Arctic sea ice extent and Greenland ice sheet surface climate co-variability investigated with self-organizing maps and singular value decomposition

Monday, 15 December 2014
John Mioduszewski1, Asa K Rennermalm1, Julienne Christine Stroeve2,3, Marco Tedesco4 and David A Robinson1, (1)Rutgers University New Brunswick, New Brunswick, NJ, United States, (2)University of Colorado at Boulder, Boulder, CO, United States, (3)University College London, Centre for Polar Observations and Modelling, London, United Kingdom, (4)CUNY City College, Earth and Atmospheric Sciences, New York, NY, United States
Rapid decline in Arctic sea ice cover in the 21st century may have wide-reaching effects on the Arctic climate system, including the Greenland ice sheet mass balance. Sea ice processes and ocean/atmosphere feedbacks that may affect ice sheet mass balance may be manifested in large-scale Arctic synoptic patterns and local effects arising from its influence on mixed ocean layer temperatures, overlying air temperatures, and water vapor.

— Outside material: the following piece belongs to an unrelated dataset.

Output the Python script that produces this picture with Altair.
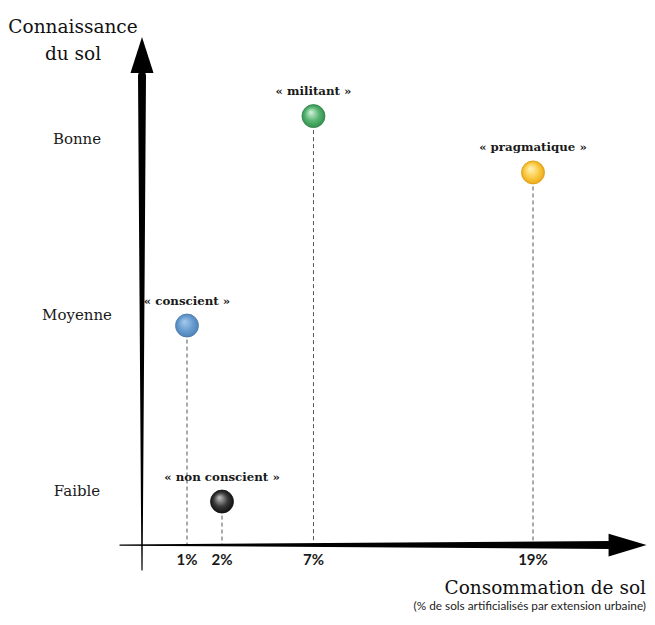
import altair as alt
import pandas as pd

# ---- data ----
profiles = ["« non conscient »", "« conscient »", "« militant »", "« pragmatique »"]
consumption = [2, 1, 7, 19]          # % de sols artificialisés
knowledge = [0.94, 1.94, 3.13, 2.81]  # 1 = Faible, 2 = Moyenne, 3 = Bonne

levels = ["Faible", "Moyenne", "Bonne"]
level_values = [1, 2, 3]

tick_labels = ["1%", "2%", "7%", "19%"]
tick_values = [1, 2, 7, 19]

y_title = "Connaissance\ndu sol"
x_title = "Consommation de sol"
x_subtitle = "(% de sols artificialisés par extension urbaine)"

# ---- styles ----
def grad(light, mid, dark):
    return {
        "gradient": "radial",
        "x1": 0.38, "y1": 0.32, "r1": 0.0,
        "x2": 0.5, "y2": 0.5, "r2": 0.55,
        "stops": [
            {"offset": 0.0, "color": light},
            {"offset": 0.55, "color": mid},
            {"offset": 1.0, "color": dark},
        ],
    }

ball_style = {
    "« non conscient »": (grad("#c8c8c8", "#3a3a3a", "#0a0a0a"), "#111111"),
    "« conscient »": (grad("#a8cbec", "#6b9fd1", "#4b7fb4"), "#4a78a8"),
    "« militant »": (grad("#d8f3df", "#58b572", "#2c8a47"), "#2d7f46"),
    "« pragmatique »": (grad("#fff4c0", "#fbcd4a", "#eaa20e"), "#d9980e"),
}

AXIS_Y = 0.693     # level of the horizontal arrow
SERIF = "DejaVu Serif"
SANS = "Lato"

xscale = alt.Scale(domain=[0, 1, 2, 19], range=[134, 179, 214, 525], zero=False, nice=False)
yscale = alt.Scale(domain=[0, 3], range=[659, 131], zero=False, nice=False)

X = lambda f: alt.X(f, type="quantitative", scale=xscale, axis=None)
Y = lambda f: alt.Y(f, type="quantitative", scale=yscale, axis=None)

pts = pd.DataFrame({"profil": profiles, "x": consumption, "y": knowledge})
pts["base"] = AXIS_Y

# ---- arrows (tapered shafts + heads) ----
xarrow = pd.DataFrame({"x": [-0.49, 23.3], "y": [AXIS_Y, AXIS_Y], "w": [1.2, 8.0], "o": [0, 1]})
yarrow = pd.DataFrame({"x": [0.0, 0.0], "y": [0.551, 3.36], "w": [1.2, 8.0], "o": [0, 1]})

x_shaft = alt.Chart(xarrow).mark_trail(color="black").encode(
    x=X("x"), y=Y("y"), size=alt.Size("w:Q", scale=None, legend=None), order="o:Q")
y_shaft = alt.Chart(yarrow).mark_trail(color="black").encode(
    x=X("x"), y=Y("y"), size=alt.Size("w:Q", scale=None, legend=None), order="o:Q")

x_head = alt.Chart(pd.DataFrame({"x": [24.17], "y": [AXIS_Y]})).mark_point(
    shape="M1,0L-1,-0.6L-1,0.6Z", size=1444, filled=True, color="black", opacity=1
).encode(x=X("x"), y=Y("y"))
y_head = alt.Chart(pd.DataFrame({"x": [0.0], "y": [3.477]})).mark_point(
    shape="M0,-1L0.64,1L-0.64,1Z", size=1296, filled=True, color="black", opacity=1
).encode(x=X("x"), y=Y("y"))

# ---- dashed drop lines ----
drops = alt.Chart(pts).mark_rule(color="#555555", strokeWidth=1, strokeDash=[4, 3]).encode(
    x=X("x"), y=Y("y"), y2="base:Q")

# ---- balls ----
balls = []
for p in profiles:
    fill, stroke = ball_style[p]
    balls.append(
        alt.Chart(pts).transform_filter(alt.datum.profil == p).mark_point(
            shape="circle", size=529, filled=True, fill=fill, stroke=stroke,
            strokeWidth=0.8, opacity=1, fillOpacity=1, strokeOpacity=1
        ).encode(x=X("x"), y=Y("y"))
    )

# ---- labels ----
ball_labels = alt.Chart(pts).mark_text(
    font=SERIF, fontWeight="bold", fontSize=11.8, color="#1a1a1a", dy=-25, baseline="middle"
).encode(x=X("x"), y=Y("y"), text="profil:N")

ticks = pd.DataFrame({"t": tick_labels, "x": tick_values})
ticks["y"] = AXIS_Y
tick_text = alt.Chart(ticks).mark_text(
    font=SANS, fontWeight="bold", fontSize=15, color="#1a1a1a", dy=15, baseline="middle"
).encode(x=X("x"), y=Y("y"), text="t:N")

lv = pd.DataFrame({"t": levels, "y": level_values})
level_text = alt.Chart(lv).mark_text(
    font=SERIF, fontSize=15, color="#1a1a1a", align="center", baseline="middle"
).encode(x=alt.value(69), y=Y("y"), text="t:N")

one = pd.DataFrame({"a": [0]})
ytitle = alt.Chart(one).mark_text(
    font=SERIF, fontSize=18.5, color="#111111", align="center", baseline="alphabetic",
    lineBreak="\n", lineHeight=27
).encode(x=alt.value(65), y=alt.value(25), text=alt.value(y_title))
xtitle = alt.Chart(one).mark_text(
    font=SERIF, fontSize=18.5, color="#111111", align="right", baseline="alphabetic"
).encode(x=alt.value(638), y=alt.value(586), text=alt.value(x_title))
xsub = alt.Chart(one).mark_text(
    font=SANS, fontSize=11.8, color="#222222", align="right", baseline="middle"
).encode(x=alt.value(638), y=alt.value(598), text=alt.value(x_subtitle))

chart = alt.layer(
    drops, x_shaft, y_shaft, x_head, y_head, *balls,
    ball_labels, tick_text, level_text, ytitle, xtitle, xsub
).properties(
    width=639, height=604, padding=0, autosize=alt.AutoSizeParams(type="none")
).configure(background="white", view=alt.ViewConfig(stroke=None))

chart.save("out.html", embed_options={"renderer": "svg", "actions": False})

Here, we investigate potential co-variability between sea ice and ice sheet surface melting by applying a suite of statistical methods (e.g., Self Organizing Maps, SOM and Singular Value Decomposition, SVD) on a combination of datasets including sea ice extent and melt-onset timing from remote sensing observations, atmospheric reanalysis (Modern Era Retrospective-Analysis for Research and Applications, MERRA) variables, and outputs of a regional climate model (Modèle Atmosphérique Régional, MAR) over the Greenland ice sheet for the months of June through August for the period 1979 - 2013. Results obtained with SOM highlight the regime shift in sea ice extent and melt-onset timing during the summer months since 1979, and that observed increases in Greenland ice sheet melt during these months are highly correlated with this shift. Finally, we assess atmospheric linkages between these processes by mapping each onto SOM nodes of Arctic geopotential height data, as well as employing singular value decomposition (SVD) and partial correlation analysis on time series of these three fields to establish physical pathways. Our analysis considers synoptic patterns that may govern both sea ice decline and increased mass loss and provides insights into sea ice processes and feedbacks that may influence Greenland ice sheet mass balance.